N-acetylglucosamine drives myelination by triggering oligodendrocyte precursor cell differentiation


  • M. Sy
  • A.U. Brandt
  • S.U. Lee
  • B. L. Newton
  • J. Pawling
  • A. Golzar
  • A.A. Rahman
  • Z. Yu
  • G. Cooper
  • M. Scheel
  • F. Paul
  • J.W. Dennis
  • M. Demetriou


  • Journal of Biological Chemistry


  • J Biol Chem 295 (51): 17413-17424


  • Myelination plays an important role in cognitive development and in demyelinating diseases like multiple sclerosis (MS), where failure of re-myelination promotes permanent neuro-axonal damage.  Modification of cell surface receptors with branched N-glycans coordinates cell growth and differentiation by controlling glycoprotein clustering, signaling and endocytosis. N-acetylglucosamine (GlcNAc) is a rate-limiting metabolite for N-glycan branching.

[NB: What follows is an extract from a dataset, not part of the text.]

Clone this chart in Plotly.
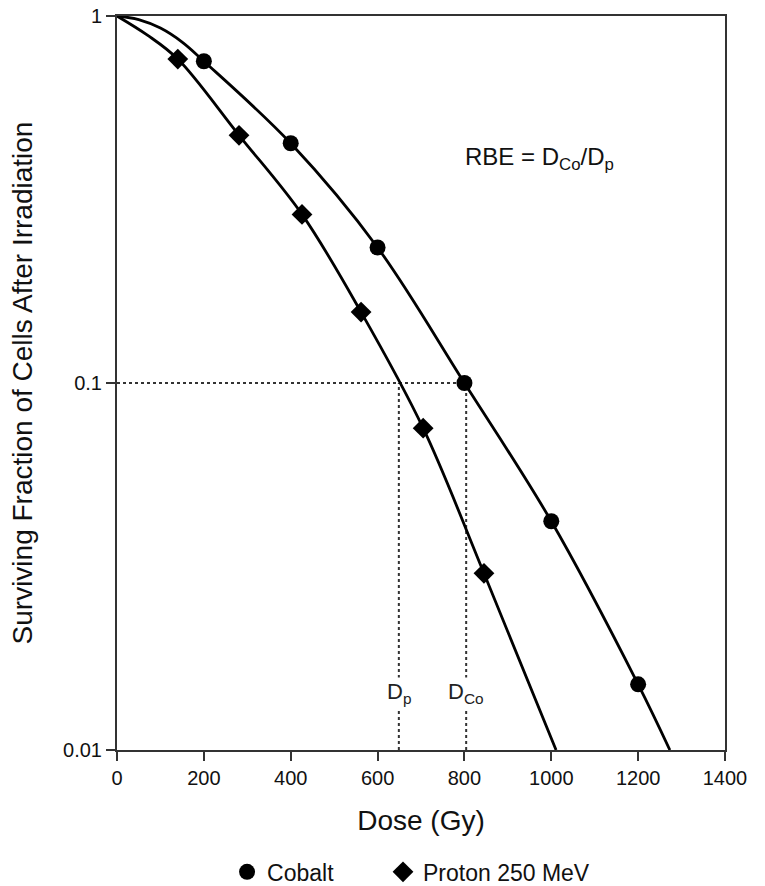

Here we report that GlcNAc and N-glycan branching trigger oligodendrogenesis from precursor cells by inhibiting PDGF receptor-α cell endocytosis. Supplying oral GlcNAc to lactating mice drives primary myelination in newborn pups via secretion in breast milk, while genetically blocking N-glycan branching markedly inhibits primary myelination. In adult mice with toxin (cuprizone) induced demyelination, oral GlcNAc prevents neuro-axonal damage by driving myelin repair. In MS patients, endogenous serum GlcNAc levels inversely correlated with imaging measures of demyelination and microstructural damage.   Our data identifies N-glycan branching and GlcNAc as critical regulators of primary myelination and myelin repair and suggests oral GlcNAc may be neuro-protective in demyelinating diseases like MS.